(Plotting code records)

================================

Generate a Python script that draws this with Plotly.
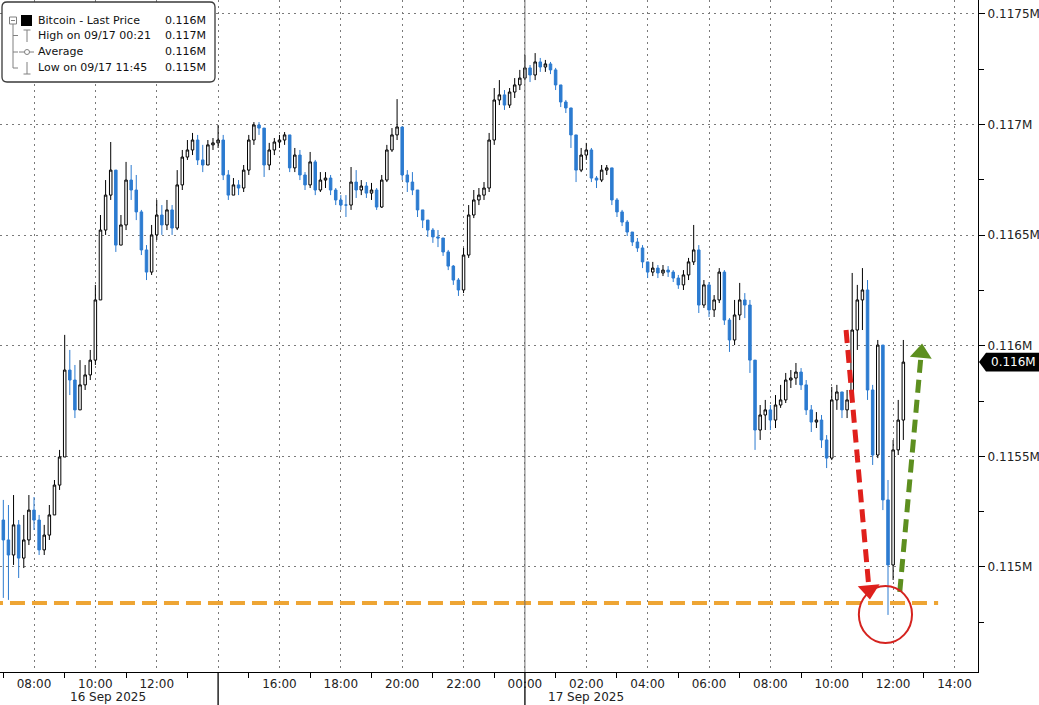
import numpy as np
import pandas as pd
import plotly.graph_objects as go

# ---------------- data (USD, 10-minute candles from 16 Sep 2025 07:00) ----------------
start_open = 115212
close = [
    115122, 115054, 115190, 115040, 115122, 115257, 115212, 115077, 115144, 115235,
    115370, 115497, 115890, 115845, 115710, 115823, 115868, 115935, 116207, 116523,
    116681, 116794, 116455, 116546, 116749, 116704, 116605, 116433, 116333, 116501,
    116591, 116546, 116614, 116532, 116727, 116853, 116885, 116930, 116840, 116817,
    116908, 116917, 116930, 116772, 116681, 116727, 116713, 116794, 116930, 116998,
    116984, 116817, 116885, 116921, 116930, 116953, 116804, 116862, 116772, 116727,
    116831, 116704, 116749, 116758, 116704, 116659, 116636, 116636, 116740, 116704,
    116722, 116690, 116704, 116627, 116749, 116885, 116953, 116989, 116772, 116740,
    116704, 116614, 116568, 116523, 116492, 116487, 116424, 116360, 116297, 116252,
    116410, 116591, 116659, 116681, 116713, 116930, 117111, 117134, 117088, 117147,
    117179, 117210, 117256, 117224, 117283, 117260, 117274, 117247, 117179, 117102,
    117075, 116953, 116794, 116862, 116885, 116758, 116749, 116794, 116804, 116659,
    116605, 116559, 116514, 116469, 116442, 116379, 116333, 116351, 116329, 116342,
    116333, 116306, 116275, 116320, 116379, 116433, 116184, 116275, 116162, 116207,
    116333, 116116, 116026, 116139, 116207, 116184, 115935, 115619, 115687, 115710,
    115664, 115732, 115755, 115845, 115854, 115881, 115823, 115710, 115655, 115664,
    115574, 115492, 115755, 115791, 115710, 115755, 116071, 116207, 116252, 115800,
    115506, 116003, 115303, 115009, 115529, 115664, 115926,
]
high = [
    115303, 115280, 115325, 115212, 115235, 115325, 115316, 115235, 115190, 115280,
    115393, 115529, 116049, 115981, 115913, 115935, 115913, 115981, 116275, 116591,
    116749, 116921, 116772, 116591, 116831, 116817, 116772, 116614, 116455, 116546,
    116659, 116636, 116659, 116636, 116794, 116885, 116930, 116962, 116953, 116908,
    116930, 116939, 116998, 116953, 116794, 116758, 116749, 116817, 116953, 117011,
    117011, 116975, 116917, 116939, 116953, 116966, 116953, 116894, 116885, 116785,
    116876, 116840, 116785, 116785, 116772, 116713, 116681, 116681, 116808, 116794,
    116749, 116740, 116736, 116713, 116772, 116908, 116984, 117115, 116984, 116794,
    116785, 116704, 116605, 116568, 116532, 116523, 116487, 116433, 116365, 116306,
    116442, 116636, 116704, 116713, 116740, 116962, 117165, 117201, 117156, 117165,
    117210, 117247, 117314, 117269, 117323, 117301, 117292, 117283, 117256, 117179,
    117111, 117075, 116953, 116894, 116917, 116894, 116767, 116817, 116817, 116804,
    116668, 116614, 116568, 116514, 116487, 116455, 116379, 116379, 116365, 116365,
    116360, 116342, 116320, 116342, 116397, 116546, 116455, 116297, 116288, 116229,
    116351, 116342, 116125, 116207, 116284, 116238, 116207, 115935, 115732, 115755,
    115732, 115777, 115823, 115877, 115890, 115922, 115899, 115845, 115732, 115700,
    115687, 115596, 115814, 115823, 115777, 115800, 116329, 116275, 116351, 116297,
    115823, 116026, 116003, 115393, 115574, 115755, 116026,
]
low = [
    114860, 114851, 115009, 114950, 114995, 115099, 115167, 115054, 115054, 115122,
    115235, 115348, 115497, 115777, 115673, 115710, 115800, 115845, 115913, 116207,
    116501, 116659, 116424, 116455, 116523, 116659, 116568, 116410, 116297, 116320,
    116478, 116501, 116523, 116501, 116523, 116704, 116840, 116862, 116817, 116785,
    116817, 116885, 116894, 116749, 116659, 116681, 116681, 116695, 116772, 116908,
    116953, 116763, 116794, 116862, 116894, 116908, 116785, 116785, 116749, 116704,
    116713, 116681, 116695, 116713, 116681, 116636, 116614, 116582, 116614, 116668,
    116681, 116668, 116659, 116614, 116623, 116740, 116876, 116930, 116749, 116695,
    116681, 116582, 116532, 116492, 116465, 116446, 116406, 116342, 116275, 116225,
    116238, 116397, 116577, 116636, 116659, 116695, 116908, 117088, 117066, 117075,
    117120, 117156, 117201, 117192, 117201, 117238, 117238, 117228, 117156, 117079,
    117052, 116894, 116740, 116785, 116840, 116740, 116713, 116740, 116772, 116636,
    116582, 116541, 116496, 116451, 116424, 116351, 116306, 116315, 116306, 116315,
    116311, 116288, 116257, 116252, 116297, 116365, 116148, 116171, 116130, 116130,
    116193, 116094, 115972, 116003, 116116, 116125, 115877, 115529, 115574, 115619,
    115619, 115628, 115719, 115741, 115809, 115823, 115800, 115687, 115610, 115628,
    115538, 115447, 115483, 115710, 115673, 115673, 115746, 115981, 116071, 115755,
    115461, 115492, 115257, 114783, 114941, 115506, 115574,
]
times = pd.date_range("2025-09-16 07:00", periods=len(close), freq="10min")

# reference level / annotation anchors
support_level = 114837
support_end = "2025-09-17 13:28"
red_arrow_t = ["2025-09-17 10:28", "2025-09-17 11:13"]
red_arrow_p = [116071, 114896]
green_arrow_t = ["2025-09-17 12:13", "2025-09-17 12:55"]
green_arrow_p = [114887, 115967]
circle_t = ["2025-09-17 10:53", "2025-09-17 12:37"]
circle_p = [114656, 114914]

y_ticks = [115000, 115500, 116000, 116500, 117000, 117500]
y_ticktext = ["0.115M", "0.1155M", "0.116M", "0.1165M", "0.117M", "0.1175M"]
x_ticks = pd.date_range("2025-09-16 08:00", "2025-09-17 14:00", freq="2h")
x_ticktext = [t.strftime("%H:%M") for t in x_ticks]
x_ticktext[3] = ""  # 14:00 on 16 Sep is replaced by a day divider
x_minor = pd.date_range("2025-09-16 07:00", "2025-09-17 14:00", freq="2h")

legend_rows = [
    ("Bitcoin - Last Price", "0.116M"),
    ("High on 09/17 00:21", "0.117M"),
    ("Average", "0.116M"),
    ("Low on 09/17 11:45", "0.115M"),
]
last_label = "0.116M"

# ---------------- figure ----------------
opens = [start_open] + close[:-1]
c = np.array(close, float)
o = np.array(opens, float)
h = np.maximum.reduce([np.array(high, float), o, c])
l = np.minimum.reduce([np.array(low, float), o, c])

FONT = "DejaVu Sans"
BLUE = "#2c7bd0"
fig = go.Figure()
fig.add_trace(go.Candlestick(
    x=times, open=o, high=h, low=l, close=c,
    increasing=dict(line=dict(color="#000000", width=1), fillcolor="#ffffff"),
    decreasing=dict(line=dict(color=BLUE, width=1), fillcolor=BLUE),
    whiskerwidth=0, hoverinfo="skip", showlegend=False,
))

# support line
fig.add_trace(go.Scatter(
    x=[times[0] - pd.Timedelta(minutes=30), support_end], y=[support_level, support_level],
    mode="lines", line=dict(color="#eea534", width=4, dash="15px,7px"),
    hoverinfo="skip", showlegend=False))

# red & green dashed arrows
for tt, pp, col in [(red_arrow_t, red_arrow_p, "#e0201c"), (green_arrow_t, green_arrow_p, "#5d8f1f")]:
    fig.add_trace(go.Scatter(
        x=tt, y=pp, mode="lines+markers",
        line=dict(color=col, width=5, dash="13px,7px"),
        marker=dict(symbol=["circle", "triangle-up"], size=[10, 19], color=col,
                    angleref="previous", line=dict(width=0), opacity=1),
        hoverinfo="skip", showlegend=False))

W, H_ = 978.0, 672.0
def px(x):
    return x / W
def py(y):
    return 1 - y / H_

shapes = []
# red circle around the low
shapes.append(dict(type="circle", xref="x", yref="y", x0=circle_t[0], x1=circle_t[1],
                   y0=circle_p[0], y1=circle_p[1], line=dict(color="#d5231f", width=2)))
# midnight divider
shapes.append(dict(type="line", xref="x", yref="paper", x0="2025-09-17 00:00", x1="2025-09-17 00:00",
                   y0=0, y1=1, line=dict(color="#6e6e6e", width=1)))
for t in ["2025-09-16 14:00", "2025-09-17 00:00"]:
    shapes.append(dict(type="line", xref="x", yref="paper", x0=t, x1=t, y0=py(705), y1=0,
                       line=dict(color="#000", width=1.3)))

# legend box (rounded)
x0, x1, y0, y1, r = 2, 215, 2, 82, 5
path = (f"M {px(x0+r)},{py(y0)} L {px(x1-r)},{py(y0)} Q {px(x1)},{py(y0)} {px(x1)},{py(y0+r)} "
        f"L {px(x1)},{py(y1-r)} Q {px(x1)},{py(y1)} {px(x1-r)},{py(y1)} "
        f"L {px(x0+r)},{py(y1)} Q {px(x0)},{py(y1)} {px(x0)},{py(y1-r)} "
        f"L {px(x0)},{py(y0+r)} Q {px(x0)},{py(y0)} {px(x0+r)},{py(y0)} Z")
shapes.append(dict(type="path", xref="paper", yref="paper", path=path,
                   line=dict(color="#3a3a3a", width=1.3), fillcolor="#ffffff"))
row_y = [20.5, 35.5, 52, 68]
gray = "#808080"
# tree
shapes.append(dict(type="rect", xref="paper", yref="paper", x0=px(9.5), x1=px(16.5), y0=py(24), y1=py(17),
                   line=dict(color=gray, width=1)))
shapes.append(dict(type="line", xref="paper", yref="paper", x0=px(11), x1=px(15), y0=py(20.5), y1=py(20.5),
                   line=dict(color=gray, width=1)))
shapes.append(dict(type="line", xref="paper", yref="paper", x0=px(13), x1=px(13), y0=py(24), y1=py(68),
                   line=dict(color=gray, width=1)))
for ry in row_y[1:]:
    shapes.append(dict(type="line", xref="paper", yref="paper", x0=px(13), x1=px(18), y0=py(ry), y1=py(ry),
                       line=dict(color=gray, width=1)))
# black square
shapes.append(dict(type="rect", xref="paper", yref="paper", x0=px(21), x1=px(32), y0=py(26), y1=py(15),
                   line=dict(width=0), fillcolor="#000"))
# high icon
shapes.append(dict(type="line", xref="paper", yref="paper", x0=px(27), x1=px(27), y0=py(30), y1=py(42),
                   line=dict(color=gray, width=1)))
shapes.append(dict(type="line", xref="paper", yref="paper", x0=px(23.5), x1=px(30.5), y0=py(30), y1=py(30),
                   line=dict(color=gray, width=1)))
# average icon
shapes.append(dict(type="line", xref="paper", yref="paper", x0=px(19), x1=px(34), y0=py(52), y1=py(52),
                   line=dict(color=gray, width=1)))
shapes.append(dict(type="circle", xref="paper", yref="paper", x0=px(24.5), x1=px(29.5), y0=py(54.5), y1=py(49.5),
                   line=dict(color=gray, width=1), fillcolor="#fff"))
# low icon
shapes.append(dict(type="line", xref="paper", yref="paper", x0=px(27), x1=px(27), y0=py(62), y1=py(74),
                   line=dict(color=gray, width=1)))
shapes.append(dict(type="line", xref="paper", yref="paper", x0=px(23.5), x1=px(30.5), y0=py(74), y1=py(74),
                   line=dict(color=gray, width=1)))
# last price tag
last = close[-1]
hh = 42
tag = (f"M {px(979)},{last} L {px(986)},{last + hh} L {px(1039)},{last + hh} "
       f"L {px(1039)},{last - hh} L {px(986)},{last - hh} Z")
shapes.append(dict(type="path", xref="paper", yref="y", path=tag, line=dict(width=0), fillcolor="#000"))

annotations = []
for (label, val), ry in zip(legend_rows, row_y):
    annotations.append(dict(xref="paper", yref="paper", x=px(36), y=py(ry), text=label, showarrow=False,
                            xanchor="left", yanchor="middle", font=dict(family=FONT, size=11, color="#111")))
    annotations.append(dict(xref="paper", yref="paper", x=px(208), y=py(ry), text=val, showarrow=False,
                            xanchor="right", yanchor="middle", font=dict(family=FONT, size=11, color="#111")))
annotations.append(dict(xref="paper", yref="y", x=px(989), y=last, text=last_label, showarrow=False,
                        xanchor="left", yanchor="middle", font=dict(family=FONT, size=12, color="#fff")))
for t, lab in [("2025-09-16 10:25", "16 Sep 2025"), ("2025-09-17 02:00", "17 Sep 2025")]:
    annotations.append(dict(xref="x", yref="paper", x=t, y=py(697), text=lab, showarrow=False,
                            xanchor="center", yanchor="middle", font=dict(family=FONT, size=12, color="#222")))

fig.update_layout(
    width=1039, height=705, margin=dict(l=0, r=61, t=0, b=33),
    paper_bgcolor="#ffffff", plot_bgcolor="#ffffff",
    showlegend=False, shapes=shapes, annotations=annotations,
    font=dict(family=FONT, size=12, color="#222"),
    xaxis=dict(
        type="date", range=["2025-09-16 06:53:30", "2025-09-17 14:46"],
        rangeslider=dict(visible=False),
        tickmode="array", tickvals=x_ticks, ticktext=x_ticktext, ticks="",
        showgrid=True, gridcolor="#7a7a7a", griddash="2px,4px", gridwidth=1,
        showline=True, linecolor="#000", linewidth=1.3, zeroline=False,
        tickfont=dict(family=FONT, size=12, color="#222"),
        minor=dict(tickmode="array", tickvals=x_minor, ticks="outside", ticklen=5,
                   tickcolor="#000", showgrid=False),
    ),
    yaxis=dict(
        side="right", range=[114525, 117563],
        tickmode="array", tickvals=y_ticks, ticktext=y_ticktext,
        ticks="outside", ticklen=6, tickcolor="#000",
        showgrid=True, gridcolor="#7a7a7a", griddash="2px,4px", gridwidth=1,
        showline=True, linecolor="#000", linewidth=1.3, zeroline=False,
        tickfont=dict(family=FONT, size=12, color="#222"),
        minor=dict(tickmode="array", tickvals=[114750, 115250, 115750, 116250, 116750, 117250],
                   ticks="outside", ticklen=5, tickcolor="#000", showgrid=False),
    ),
)

fig.write_html("out.html", config={"displayModeBar": False},
               post_script="document.body.style.margin='0';document.body.style.overflow='hidden';")
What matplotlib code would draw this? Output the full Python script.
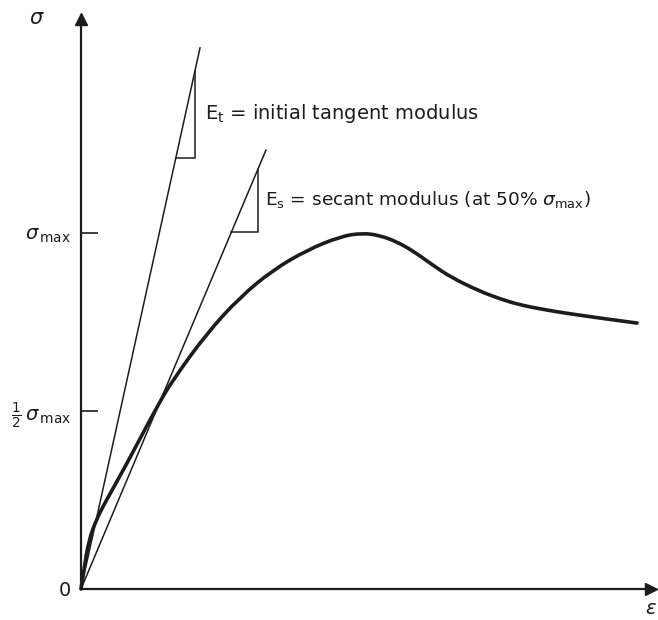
import matplotlib.pyplot as plt
from matplotlib.path import Path
from matplotlib.patches import PathPatch

plt.rcParams['font.family'] = ['DejaVu Sans']
plt.rcParams['mathtext.fontset'] = 'dejavusans'

INK = '#1c1c1c'

# stress-strain curve, stress in units of sigma_max
strain = [0.0, 0.008, 0.022, 0.045, 0.070, 0.124, 0.216, 0.258, 0.354, 0.447,
          0.539, 0.635, 0.728, 0.790, 0.840, 0.888, 0.935, 0.985, 1.040, 1.121,
          1.180, 1.233, 1.300, 1.360, 1.458, 1.562]
stress = [0.0, 0.053, 0.138, 0.199, 0.247, 0.343, 0.517, 0.587, 0.719, 0.820,
          0.896, 0.952, 0.990, 1.000, 0.993, 0.975, 0.948, 0.912, 0.875, 0.836,
          0.814, 0.798, 0.785, 0.775, 0.761, 0.747]

# modulus lines through the origin
tangent_slope = 4.546
secant_slope = 2.373
tangent_top = 1.52
secant_top = 1.233

# slope triangles: (x of vertical leg, y of horizontal leg)
tangent_tri = (0.320, 1.211)
secant_tri = (0.497, 1.003)

ytick_vals = [0.0, 0.5, 1.0]
ytick_labels = ['0', r'$\frac{1}{2}\,\sigma_{\,\rm max}$', r'$\sigma_{\,\rm max}$']


def smooth_path(xs, ys):
    # quadratic B-spline through the midpoints, control points at the data
    pts = list(zip(xs, ys))
    verts = [pts[0]]
    codes = [Path.MOVETO]
    mid = lambda a, b: ((a[0] + b[0]) / 2, (a[1] + b[1]) / 2)
    verts.append(mid(pts[0], pts[1]))
    codes.append(Path.LINETO)
    for i in range(1, len(pts) - 1):
        verts += [pts[i], mid(pts[i], pts[i + 1])]
        codes += [Path.CURVE3, Path.CURVE3]
    verts.append(pts[-1])
    codes.append(Path.LINETO)
    return Path(verts, codes)


fig = plt.figure(figsize=(6.58, 6.20), dpi=100)
ax = fig.add_axes([0, 0, 1, 1])
ax.set_xlim(-0.2275, 1.6208)
ax.set_ylim(-0.0871, 1.6545)

# axes drawn through the origin with arrow heads
for side in ['top', 'right']:
    ax.spines[side].set_visible(False)
ax.spines['left'].set_position(('data', 0))
ax.spines['bottom'].set_position(('data', 0))
ax.spines['left'].set_bounds(0, 1.60)
ax.spines['bottom'].set_bounds(0, 1.60)
for side in ['left', 'bottom']:
    ax.spines[side].set_linewidth(1.6)
    ax.spines[side].set_color(INK)
ax.plot(0, 1.60, marker='^', ms=8, color=INK, clip_on=False)
ax.plot(1.60, 0, marker='>', ms=8, color=INK, clip_on=False)

ax.set_xticks([])
ax.set_yticks(ytick_vals)
ax.set_yticklabels(ytick_labels, fontsize=14, color=INK)
ax.tick_params(axis='y', direction='in', length=12, width=1.2, color=INK, pad=7)

ax.text(-0.125, 1.605, r'$\sigma$', fontsize=15, color=INK, ha='center', va='center')
ax.text(1.60, -0.055, r'$\epsilon$', fontsize=14, color=INK, ha='center', va='center')

# curve and modulus lines
ax.add_patch(PathPatch(smooth_path(strain, stress), facecolor='none',
                       edgecolor=INK, lw=2.6, capstyle='round'))
ax.plot([0, tangent_top / tangent_slope], [0, tangent_top], color=INK, lw=1.1)
ax.plot([0, secant_top / secant_slope], [0, secant_top], color=INK, lw=1.1)

for slope, (vx, hy) in [(tangent_slope, tangent_tri), (secant_slope, secant_tri)]:
    ax.plot([hy / slope, vx, vx], [hy, hy, vx * slope], color=INK, lw=1.1)

ax.text(0.348, 1.336, r'E$_{\rm t}$ = initial tangent modulus', fontsize=14,
        color=INK, va='center')
ax.text(0.517, 1.095, r'E$_{\rm s}$ = secant modulus (at 50% $\sigma_{\rm max}$)',
        fontsize=13.3, color=INK, va='center')

fig.savefig('out.png', dpi=100, facecolor='white')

================================

▶ _Do this_:
Leave the pictures out and print, exactly as written, every line from the one holding "What matplotlib code" down to the one holding "secant_tri = (0.497, 1.003)", both of those included.

▶ _Solution_:
What matplotlib code would draw this? Output the full Python script.
import matplotlib.pyplot as plt
from matplotlib.path import Path
from matplotlib.patches import PathPatch

plt.rcParams['font.family'] = ['DejaVu Sans']
plt.rcParams['mathtext.fontset'] = 'dejavusans'

INK = '#1c1c1c'

# stress-strain curve, stress in units of sigma_max
strain = [0.0, 0.008, 0.022, 0.045, 0.070, 0.124, 0.216, 0.258, 0.354, 0.447,
          0.539, 0.635, 0.728, 0.790, 0.840, 0.888, 0.935, 0.985, 1.040, 1.121,
          1.180, 1.233, 1.300, 1.360, 1.458, 1.562]
stress = [0.0, 0.053, 0.138, 0.199, 0.247, 0.343, 0.517, 0.587, 0.719, 0.820,
          0.896, 0.952, 0.990, 1.000, 0.993, 0.975, 0.948, 0.912, 0.875, 0.836,
          0.814, 0.798, 0.785, 0.775, 0.761, 0.747]

# modulus lines through the origin
tangent_slope = 4.546
secant_slope = 2.373
tangent_top = 1.52
secant_top = 1.233

# slope triangles: (x of vertical leg, y of horizontal leg)
tangent_tri = (0.320, 1.211)
secant_tri = (0.497, 1.003)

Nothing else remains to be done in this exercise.